* **WRITTEN PROBLEM**
Starting at the first line of the listing below, retype each line up to and including the one that contains "fsh_blue_sd = [105, 92, 92, 60, 45]". Leave pictures out.
##############################
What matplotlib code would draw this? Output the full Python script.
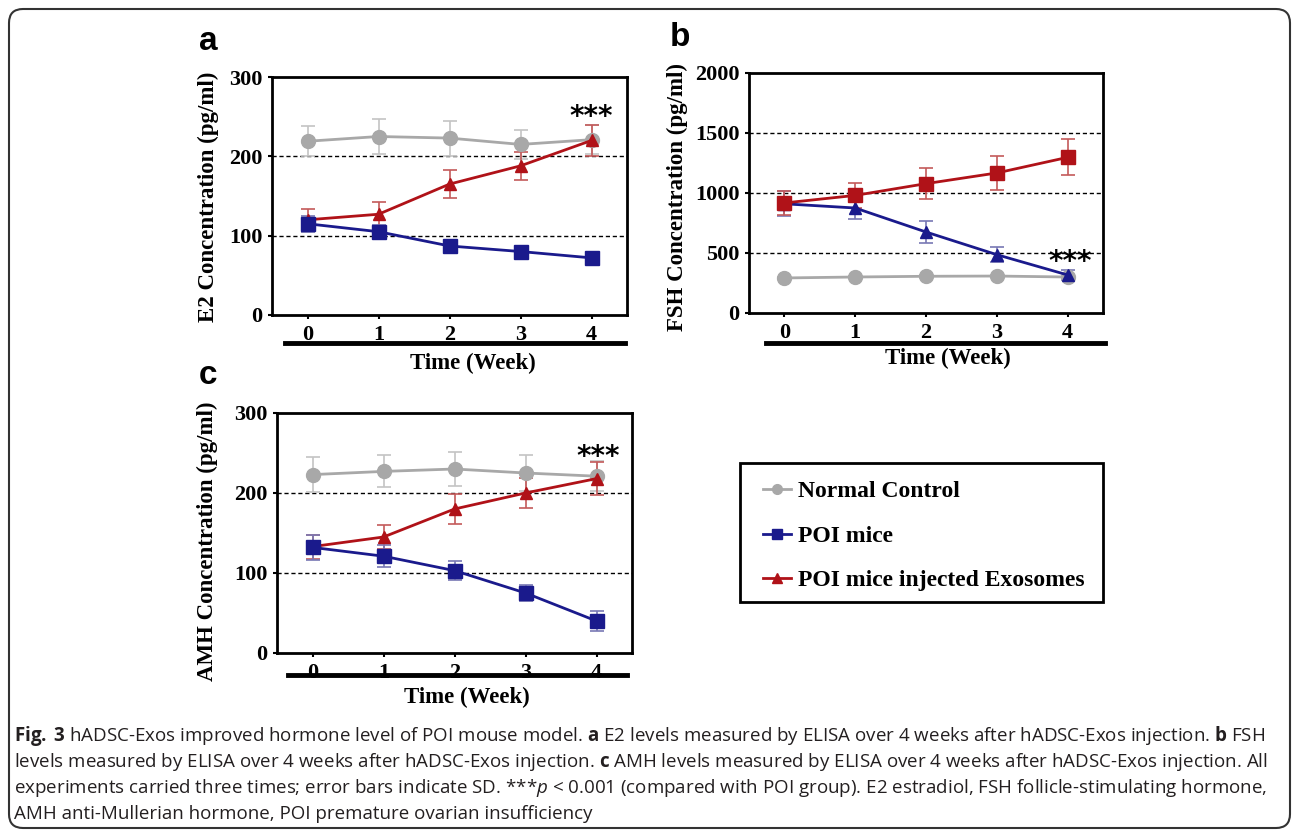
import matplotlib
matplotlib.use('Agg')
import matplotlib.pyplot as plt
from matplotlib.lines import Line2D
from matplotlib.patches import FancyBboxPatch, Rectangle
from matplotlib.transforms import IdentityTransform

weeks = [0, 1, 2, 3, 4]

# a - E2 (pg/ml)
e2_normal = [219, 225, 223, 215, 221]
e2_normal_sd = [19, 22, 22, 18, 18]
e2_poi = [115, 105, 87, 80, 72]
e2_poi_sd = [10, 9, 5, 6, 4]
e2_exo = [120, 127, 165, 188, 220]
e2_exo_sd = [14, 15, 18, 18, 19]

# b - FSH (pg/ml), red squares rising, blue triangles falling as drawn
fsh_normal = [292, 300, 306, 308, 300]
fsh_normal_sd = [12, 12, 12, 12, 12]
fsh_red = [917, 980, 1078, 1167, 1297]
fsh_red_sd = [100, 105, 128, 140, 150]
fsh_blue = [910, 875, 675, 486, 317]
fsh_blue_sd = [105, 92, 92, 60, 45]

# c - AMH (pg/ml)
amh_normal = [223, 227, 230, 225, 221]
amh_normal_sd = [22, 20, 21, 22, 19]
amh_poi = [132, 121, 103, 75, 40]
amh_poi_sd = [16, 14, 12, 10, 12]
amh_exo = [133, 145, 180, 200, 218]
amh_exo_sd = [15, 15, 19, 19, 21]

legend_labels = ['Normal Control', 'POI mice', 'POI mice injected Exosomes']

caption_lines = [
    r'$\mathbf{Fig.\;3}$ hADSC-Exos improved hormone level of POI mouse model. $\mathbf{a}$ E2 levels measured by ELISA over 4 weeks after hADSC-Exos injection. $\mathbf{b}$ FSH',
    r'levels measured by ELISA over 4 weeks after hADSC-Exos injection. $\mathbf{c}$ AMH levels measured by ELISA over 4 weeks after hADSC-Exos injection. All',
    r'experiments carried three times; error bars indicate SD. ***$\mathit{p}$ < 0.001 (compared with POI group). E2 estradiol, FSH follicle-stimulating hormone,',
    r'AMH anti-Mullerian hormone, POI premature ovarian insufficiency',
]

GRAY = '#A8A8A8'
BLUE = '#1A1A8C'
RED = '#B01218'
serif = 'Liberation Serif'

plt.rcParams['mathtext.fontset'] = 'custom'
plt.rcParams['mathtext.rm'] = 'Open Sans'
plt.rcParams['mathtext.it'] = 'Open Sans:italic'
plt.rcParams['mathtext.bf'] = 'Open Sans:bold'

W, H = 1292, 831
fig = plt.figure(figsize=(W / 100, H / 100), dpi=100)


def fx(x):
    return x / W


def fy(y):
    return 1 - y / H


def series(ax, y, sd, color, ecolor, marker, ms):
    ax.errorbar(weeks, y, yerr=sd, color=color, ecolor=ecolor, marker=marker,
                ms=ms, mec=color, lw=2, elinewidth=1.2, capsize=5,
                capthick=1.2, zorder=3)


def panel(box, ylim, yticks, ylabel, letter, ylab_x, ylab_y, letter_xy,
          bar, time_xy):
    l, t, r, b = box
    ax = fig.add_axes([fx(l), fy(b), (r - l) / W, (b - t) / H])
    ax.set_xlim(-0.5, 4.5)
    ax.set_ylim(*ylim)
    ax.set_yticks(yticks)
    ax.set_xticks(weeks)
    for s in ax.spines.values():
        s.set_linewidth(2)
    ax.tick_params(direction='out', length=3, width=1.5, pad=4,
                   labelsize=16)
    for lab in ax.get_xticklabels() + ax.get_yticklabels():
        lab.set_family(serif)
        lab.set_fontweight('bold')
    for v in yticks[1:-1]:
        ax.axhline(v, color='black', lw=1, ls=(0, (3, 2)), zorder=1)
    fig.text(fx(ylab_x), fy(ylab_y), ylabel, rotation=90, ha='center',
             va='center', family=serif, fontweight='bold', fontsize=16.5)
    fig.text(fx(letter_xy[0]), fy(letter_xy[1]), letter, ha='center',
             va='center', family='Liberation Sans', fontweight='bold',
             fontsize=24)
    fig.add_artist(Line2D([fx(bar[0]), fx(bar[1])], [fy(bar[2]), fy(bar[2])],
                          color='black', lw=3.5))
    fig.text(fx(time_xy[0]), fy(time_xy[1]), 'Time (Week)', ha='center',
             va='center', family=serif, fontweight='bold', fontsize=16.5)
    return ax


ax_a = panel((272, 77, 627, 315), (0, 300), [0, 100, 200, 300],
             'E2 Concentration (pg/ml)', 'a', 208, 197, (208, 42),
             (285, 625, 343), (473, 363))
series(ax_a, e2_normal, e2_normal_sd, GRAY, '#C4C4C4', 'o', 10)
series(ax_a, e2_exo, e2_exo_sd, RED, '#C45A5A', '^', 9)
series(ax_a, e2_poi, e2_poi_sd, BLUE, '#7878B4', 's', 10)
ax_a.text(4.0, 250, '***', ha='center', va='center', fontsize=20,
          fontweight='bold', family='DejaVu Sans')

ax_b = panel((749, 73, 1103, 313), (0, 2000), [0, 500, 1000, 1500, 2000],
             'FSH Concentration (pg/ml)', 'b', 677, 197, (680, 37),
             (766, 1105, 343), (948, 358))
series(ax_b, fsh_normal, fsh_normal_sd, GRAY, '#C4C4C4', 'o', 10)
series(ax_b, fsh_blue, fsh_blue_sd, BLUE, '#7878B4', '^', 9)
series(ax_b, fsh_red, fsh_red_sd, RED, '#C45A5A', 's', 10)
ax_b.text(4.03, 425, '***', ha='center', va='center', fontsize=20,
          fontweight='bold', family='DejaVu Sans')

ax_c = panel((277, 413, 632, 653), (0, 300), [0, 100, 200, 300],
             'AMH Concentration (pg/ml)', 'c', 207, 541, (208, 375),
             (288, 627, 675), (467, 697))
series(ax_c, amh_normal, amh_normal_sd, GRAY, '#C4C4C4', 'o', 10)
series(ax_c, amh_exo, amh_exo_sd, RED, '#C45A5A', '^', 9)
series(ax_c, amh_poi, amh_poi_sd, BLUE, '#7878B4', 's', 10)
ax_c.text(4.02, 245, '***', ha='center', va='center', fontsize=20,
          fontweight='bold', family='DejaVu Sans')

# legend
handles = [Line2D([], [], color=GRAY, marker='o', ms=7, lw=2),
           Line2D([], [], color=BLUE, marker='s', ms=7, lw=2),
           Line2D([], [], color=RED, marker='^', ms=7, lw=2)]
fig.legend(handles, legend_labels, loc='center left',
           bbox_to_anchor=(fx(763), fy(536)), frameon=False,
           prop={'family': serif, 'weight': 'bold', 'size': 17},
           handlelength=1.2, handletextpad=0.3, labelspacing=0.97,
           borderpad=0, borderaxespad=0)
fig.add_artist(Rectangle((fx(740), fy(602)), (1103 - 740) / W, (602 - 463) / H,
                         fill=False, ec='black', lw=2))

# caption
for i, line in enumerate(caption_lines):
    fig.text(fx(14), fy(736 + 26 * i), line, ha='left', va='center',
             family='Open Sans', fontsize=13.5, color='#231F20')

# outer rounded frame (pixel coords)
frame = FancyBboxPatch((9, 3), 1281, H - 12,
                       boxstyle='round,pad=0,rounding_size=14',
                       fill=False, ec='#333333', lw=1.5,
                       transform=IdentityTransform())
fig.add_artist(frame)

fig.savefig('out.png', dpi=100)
##############################
* **RESULT BELOW**
What matplotlib code would draw this? Output the full Python script.
import matplotlib
matplotlib.use('Agg')
import matplotlib.pyplot as plt
from matplotlib.lines import Line2D
from matplotlib.patches import FancyBboxPatch, Rectangle
from matplotlib.transforms import IdentityTransform

weeks = [0, 1, 2, 3, 4]

# a - E2 (pg/ml)
e2_normal = [219, 225, 223, 215, 221]
e2_normal_sd = [19, 22, 22, 18, 18]
e2_poi = [115, 105, 87, 80, 72]
e2_poi_sd = [10, 9, 5, 6, 4]
e2_exo = [120, 127, 165, 188, 220]
e2_exo_sd = [14, 15, 18, 18, 19]

# b - FSH (pg/ml), red squares rising, blue triangles falling as drawn
fsh_normal = [292, 300, 306, 308, 300]
fsh_normal_sd = [12, 12, 12, 12, 12]
fsh_red = [917, 980, 1078, 1167, 1297]
fsh_red_sd = [100, 105, 128, 140, 150]
fsh_blue = [910, 875, 675, 486, 317]
fsh_blue_sd = [105, 92, 92, 60, 45]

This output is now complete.